Sunday, October 25, 2015

Do libraries have a future?


Writer Nicholson Baker sounded the alarm when card catalogues started getting thrown out. Has anyone listened?
Libraries come in countless shapes and sizes. They can be like the Library of Congress or as modest as that of the children’s concentration camp in Auschwitz-Birkenau, where the older girls were in charge of eight volumes that had to be hidden every night so that the Nazi guards wouldn’t confiscate them. They can be built from books found in the garbage, like the Yiddish Book Center in Amherst, Mass., set up in 1980 by the 24-year-old Aaron Lansky from volumes discarded by the younger generations who no longer spoke the tongue of their elders, or they can be catalogued in the mind of their exiled readers, in the hope of resurrection, like the libraries plundered by the Israeli soldiers in the occupied territories of Palestine. It is in the nature of libraries to adapt to changing circumstances and threats, and all libraries exist in constant danger of being destroyed by war, vermin, fire, water or the idiocies of bureaucracy. 

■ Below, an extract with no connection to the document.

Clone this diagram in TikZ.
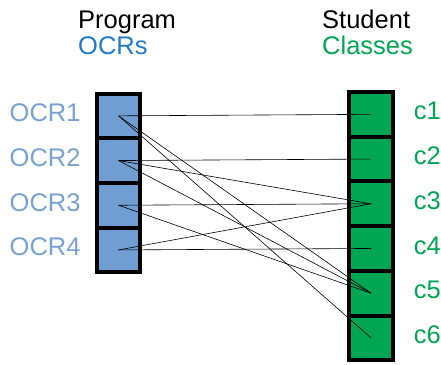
\documentclass[tikz,border=0pt]{standalone}
\usepackage{fontspec}
\setmainfont{Liberation Sans}
\usetikzlibrary{positioning}
\definecolor{ocrblue}{RGB}{35,120,200}
\definecolor{boxblue}{RGB}{112,157,210}
\definecolor{lblblue}{RGB}{120,162,212}
\definecolor{clsgreen}{RGB}{0,166,81}

\begin{document}
\begin{tikzpicture}[
				x=1pt,y=-1pt,
				font=\fontsize{25.5}{30}\selectfont,
				cell/.style={draw=black,line width=4pt,rectangle,minimum width=43.5pt,minimum height=44.7pt,inner sep=0pt,outer sep=0pt},
				ocrcell/.style={cell,fill=boxblue},
				clscell/.style={cell,fill=clsgreen},
				hdr/.style={inner sep=0pt,anchor=base west},
				lbl/.style={inner sep=0pt,yshift=3pt},
				link/.style={line width=0.6pt,black}
				]
				
				\useasboundingbox (0,0) rectangle (441,364);
				
				% Intestazioni
				\node[hdr] (hprog) at (78,28.3) {Program};
				\node[hdr,text=ocrblue] (hocr) at (78,54.5) {OCRs};
				\node[hdr] (hstud) at (322,28.3) {Student};
				\node[hdr,text=clsgreen] (hcls) at (322,54.5) {Classes};
				
				% Colonna OCR
				\node[ocrcell] (ocr1) at (118.5,115.85) {};
				\node[ocrcell,below=0pt of ocr1] (ocr2) {};
				\node[ocrcell,below=0pt of ocr2] (ocr3) {};
				\node[ocrcell,below=0pt of ocr3] (ocr4) {};
				
				% Colonna classi
				\node[clscell] (cls1) at (371,114.35) {};
				\node[clscell,below=0pt of cls1] (cls2) {};
				\node[clscell,below=0pt of cls2] (cls3) {};
				\node[clscell,below=0pt of cls3] (cls4) {};
				\node[clscell,below=0pt of cls4] (cls5) {};
				\node[clscell,below=0pt of cls5] (cls6) {};
				
				% Etichette
				\node[lbl,text=lblblue,left=16pt of ocr1] (l1) {OCR1};
				\node[lbl,text=lblblue,left=16pt of ocr2] (l2) {OCR2};
				\node[lbl,text=lblblue,left=16pt of ocr3] (l3) {OCR3};
				\node[lbl,text=lblblue,left=16pt of ocr4] (l4) {OCR4};
				\node[lbl,text=clsgreen,right=21pt of cls1] (r1) {c1};
				\node[lbl,text=clsgreen,right=21pt of cls2] (r2) {c2};
				\node[lbl,text=clsgreen,right=21pt of cls3] (r3) {c3};
				\node[lbl,text=clsgreen,right=21pt of cls4] (r4) {c4};
				\node[lbl,text=clsgreen,right=21pt of cls5] (r5) {c5};
				\node[lbl,text=clsgreen,right=21pt of cls6] (r6) {c6};
				
				% Collegamenti
				\draw[link] (ocr1.center) -- (cls1.center);
				\draw[link] (ocr1.center) -- (cls5.center);
				\draw[link] (ocr1.center) -- (cls6.center);
				\draw[link] (ocr2.center) -- (cls2.center);
				\draw[link] (ocr2.center) -- (cls3.center);
				\draw[link] (ocr2.center) -- (cls5.center);
				\draw[link] (ocr3.center) -- (cls3.center);
				\draw[link] (ocr3.center) -- (cls5.center);
				\draw[link] (ocr4.center) -- (cls3.center);
				\draw[link] (ocr4.center) -- (cls4.center);
				
			\end{tikzpicture}
\end{document}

But today, the principal danger facing libraries comes not from threats like these but from ill-considered changes that may cause libraries to lose their defining triple role: as preservers of the memory of our society, as providers of the accounts of our experience and the tools to navigate them — and as symbols of our identity. 

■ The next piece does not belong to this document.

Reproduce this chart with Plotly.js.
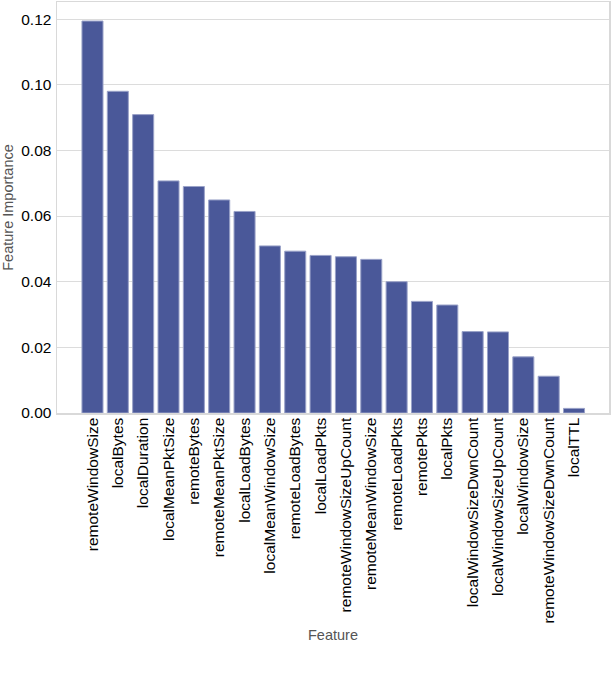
<!DOCTYPE html>
<html>
<head>
<meta charset="utf-8">
<script src="https://cdn.plot.ly/plotly-3.0.1.min.js"></script>
<style>
  html, body { margin: 0; padding: 0; background: #fff; }
  #chart { width: 612px; height: 676px; }
</style>
</head>
<body>
<div id="chart"></div>
<script>
const features = [
  "remoteWindowSize", "localBytes", "localDuration", "localMeanPktSize",
  "remoteBytes", "remoteMeanPktSize", "localLoadBytes", "localMeanWindowSize",
  "remoteLoadBytes", "localLoadPkts", "remoteWindowSizeUpCount", "remoteMeanWindowSize",
  "remoteLoadPkts", "remotePkts", "localPkts", "localWindowSizeDwnCount",
  "localWindowSizeUpCount", "localWindowSize", "remoteWindowSizeDwnCount", "localTTL"
]
const importance = [
  0.1194, 0.0980, 0.0909, 0.0707,
  0.0690, 0.0649, 0.0614, 0.0509,
  0.0493, 0.0480, 0.0476, 0.0468,
  0.0400, 0.0340, 0.0329, 0.0248,
  0.0247, 0.0171, 0.0112, 0.0014
]
const yTicks = [0, 0.02, 0.04, 0.06, 0.08, 0.10, 0.12]

const data = [
  {
    type: "bar",
    x: features.map((_, i) => i),
    y: importance,
    width: 0.83,
    marker: { color: "#4a5899", line: { color: "#9aa2c8", width: 1 } },
    hoverinfo: "x+y"
  }
]

const layout = {
  width: 612,
  height: 676,
  margin: { l: 57, r: 3, t: 2, b: 263 },
  paper_bgcolor: "#fff",
  plot_bgcolor: "#fff",
  font: { family: "Liberation Sans, Arial, sans-serif", size: 15, color: "#000" },
  showlegend: false,
  xaxis: {
    range: [-1.4, 20.38],
    tickmode: "array",
    tickvals: features.map((_, i) => i),
    ticktext: features,
    tickangle: -90,
    ticks: "",
    ticklabelstandoff: -3,
    showgrid: false,
    zeroline: false,
    showline: true,
    mirror: true,
    linecolor: "#d9d9d9",
    linewidth: 1.5,
    tickfont: { size: 15.5, color: "#000" },
    title: { text: "Feature", font: { size: 14.5, color: "#555" }, standoff: 7 }
  },
  yaxis: {
    range: [0, 0.1252],
    tickmode: "array",
    tickvals: yTicks,
    ticktext: yTicks.map(v => v.toFixed(2)),
    ticks: "",
    ticklabelstandoff: 1,
    showgrid: true,
    gridcolor: "#dcdcdc",
    gridwidth: 1,
    zeroline: false,
    showline: true,
    mirror: true,
    linecolor: "#d9d9d9",
    linewidth: 1.5,
    tickfont: { size: 15.5, color: "#000" },
    title: { text: "Feature Importance", font: { size: 14.5, color: "#555" }, standoff: 4 }
  }
}

const config = { responsive: false, displayModeBar: false, staticPlot: true }

Plotly.newPlot("chart", data, layout, config)
</script>
</body>
</html>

Since the time of Alexandria, libraries have held a symbolic function. For the Ptolemaic kings, the library was an emblem of their power; eventually it became the encompassing symbol of an entire society, a numinous place where readers could learn the art of attention which, Hannah Arendt argued, is a definition of culture. But since the mid-20th century, libraries no longer seem to carry this symbolic meaning and, as mere storage rooms of a technology deemed defunct, are not considered worthy of proper preservation and funding.